=== Provided material ===
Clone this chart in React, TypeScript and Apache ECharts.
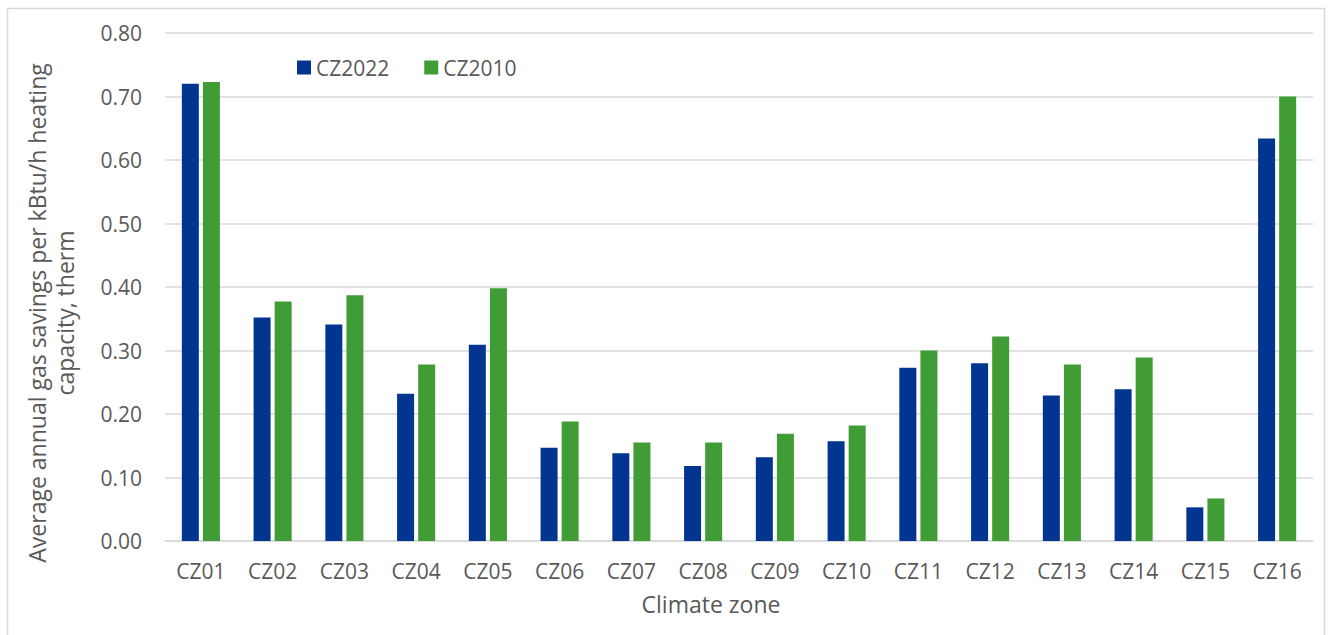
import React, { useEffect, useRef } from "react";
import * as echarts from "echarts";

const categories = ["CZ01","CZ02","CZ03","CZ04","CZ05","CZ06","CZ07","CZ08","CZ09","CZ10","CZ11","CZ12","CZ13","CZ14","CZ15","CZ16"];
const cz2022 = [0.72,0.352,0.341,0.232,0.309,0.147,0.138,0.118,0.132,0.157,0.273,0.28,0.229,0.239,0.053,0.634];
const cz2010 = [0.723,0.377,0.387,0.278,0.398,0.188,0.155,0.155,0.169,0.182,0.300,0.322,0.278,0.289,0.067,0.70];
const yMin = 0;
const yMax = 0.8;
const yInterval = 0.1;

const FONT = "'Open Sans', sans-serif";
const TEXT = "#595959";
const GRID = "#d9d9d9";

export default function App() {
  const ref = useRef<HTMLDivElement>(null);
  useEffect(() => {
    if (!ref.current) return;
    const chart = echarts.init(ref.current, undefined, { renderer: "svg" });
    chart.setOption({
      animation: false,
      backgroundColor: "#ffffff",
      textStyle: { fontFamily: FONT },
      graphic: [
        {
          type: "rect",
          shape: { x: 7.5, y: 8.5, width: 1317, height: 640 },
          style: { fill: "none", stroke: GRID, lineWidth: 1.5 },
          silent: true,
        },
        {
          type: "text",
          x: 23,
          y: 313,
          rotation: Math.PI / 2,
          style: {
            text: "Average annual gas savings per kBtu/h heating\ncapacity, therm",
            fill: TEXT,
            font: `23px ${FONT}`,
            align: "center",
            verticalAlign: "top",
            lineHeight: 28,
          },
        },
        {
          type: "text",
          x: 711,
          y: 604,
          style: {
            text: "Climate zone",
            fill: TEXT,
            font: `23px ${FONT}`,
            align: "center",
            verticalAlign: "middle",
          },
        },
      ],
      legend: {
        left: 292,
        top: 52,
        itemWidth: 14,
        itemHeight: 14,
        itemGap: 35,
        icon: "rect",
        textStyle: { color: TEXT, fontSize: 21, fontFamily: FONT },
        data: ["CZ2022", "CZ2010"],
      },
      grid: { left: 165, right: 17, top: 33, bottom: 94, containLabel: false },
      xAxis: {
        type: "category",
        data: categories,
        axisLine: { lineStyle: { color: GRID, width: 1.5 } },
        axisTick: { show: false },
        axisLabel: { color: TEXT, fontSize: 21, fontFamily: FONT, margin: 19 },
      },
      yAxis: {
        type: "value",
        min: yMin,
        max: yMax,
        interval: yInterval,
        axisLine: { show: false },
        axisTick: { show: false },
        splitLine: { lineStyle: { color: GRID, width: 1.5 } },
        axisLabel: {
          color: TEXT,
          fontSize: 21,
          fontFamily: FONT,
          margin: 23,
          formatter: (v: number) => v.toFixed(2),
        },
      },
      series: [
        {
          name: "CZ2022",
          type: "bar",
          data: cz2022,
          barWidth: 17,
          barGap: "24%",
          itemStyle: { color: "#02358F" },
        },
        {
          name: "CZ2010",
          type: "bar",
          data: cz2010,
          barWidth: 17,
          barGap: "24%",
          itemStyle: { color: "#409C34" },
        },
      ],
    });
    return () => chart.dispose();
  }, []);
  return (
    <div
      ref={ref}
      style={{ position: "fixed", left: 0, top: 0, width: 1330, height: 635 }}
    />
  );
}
===
Reproduce each line exactly as it appears, omitting the pictures.

▶ **In response**:
Clone this chart in React, TypeScript and Apache ECharts.
import React, { useEffect, useRef } from "react";
import * as echarts from "echarts";

const categories = ["CZ01","CZ02","CZ03","CZ04","CZ05","CZ06","CZ07","CZ08","CZ09","CZ10","CZ11","CZ12","CZ13","CZ14","CZ15","CZ16"];
const cz2022 = [0.72,0.352,0.341,0.232,0.309,0.147,0.138,0.118,0.132,0.157,0.273,0.28,0.229,0.239,0.053,0.634];
const cz2010 = [0.723,0.377,0.387,0.278,0.398,0.188,0.155,0.155,0.169,0.182,0.300,0.322,0.278,0.289,0.067,0.70];
const yMin = 0;
const yMax = 0.8;
const yInterval = 0.1;

const FONT = "'Open Sans', sans-serif";
const TEXT = "#595959";
const GRID = "#d9d9d9";

export default function App() {
  const ref = useRef<HTMLDivElement>(null);
  useEffect(() => {
    if (!ref.current) return;
    const chart = echarts.init(ref.current, undefined, { renderer: "svg" });
    chart.setOption({
      animation: false,
      backgroundColor: "#ffffff",
      textStyle: { fontFamily: FONT },
      graphic: [
        {
          type: "rect",
          shape: { x: 7.5, y: 8.5, width: 1317, height: 640 },
          style: { fill: "none", stroke: GRID, lineWidth: 1.5 },
          silent: true,
        },
        {
          type: "text",
          x: 23,
          y: 313,
          rotation: Math.PI / 2,
          style: {
            text: "Average annual gas savings per kBtu/h heating\ncapacity, therm",
            fill: TEXT,
            font: `23px ${FONT}`,
            align: "center",
            verticalAlign: "top",
            lineHeight: 28,
          },
        },
        {
          type: "text",
          x: 711,
          y: 604,
          style: {
            text: "Climate zone",
            fill: TEXT,
            font: `23px ${FONT}`,
            align: "center",
            verticalAlign: "middle",
          },
        },
      ],
      legend: {
        left: 292,
        top: 52,
        itemWidth: 14,
        itemHeight: 14,
        itemGap: 35,
        icon: "rect",
        textStyle: { color: TEXT, fontSize: 21, fontFamily: FONT },
        data: ["CZ2022", "CZ2010"],
      },
      grid: { left: 165, right: 17, top: 33, bottom: 94, containLabel: false },
      xAxis: {
        type: "category",
        data: categories,
        axisLine: { lineStyle: { color: GRID, width: 1.5 } },
        axisTick: { show: false },
        axisLabel: { color: TEXT, fontSize: 21, fontFamily: FONT, margin: 19 },
      },
      yAxis: {
        type: "value",
        min: yMin,
        max: yMax,
        interval: yInterval,
        axisLine: { show: false },
        axisTick: { show: false },
        splitLine: { lineStyle: { color: GRID, width: 1.5 } },
        axisLabel: {
          color: TEXT,
          fontSize: 21,
          fontFamily: FONT,
          margin: 23,
          formatter: (v: number) => v.toFixed(2),
        },
      },
      series: [
        {
          name: "CZ2022",
          type: "bar",
          data: cz2022,
          barWidth: 17,
          barGap: "24%",
          itemStyle: { color: "#02358F" },
        },
        {
          name: "CZ2010",
          type: "bar",
          data: cz2010,
          barWidth: 17,
          barGap: "24%",
          itemStyle: { color: "#409C34" },
        },
      ],
    });
    return () => chart.dispose();
  }, []);
  return (
    <div
      ref={ref}
      style={{ position: "fixed", left: 0, top: 0, width: 1330, height: 635 }}
    />
  );
}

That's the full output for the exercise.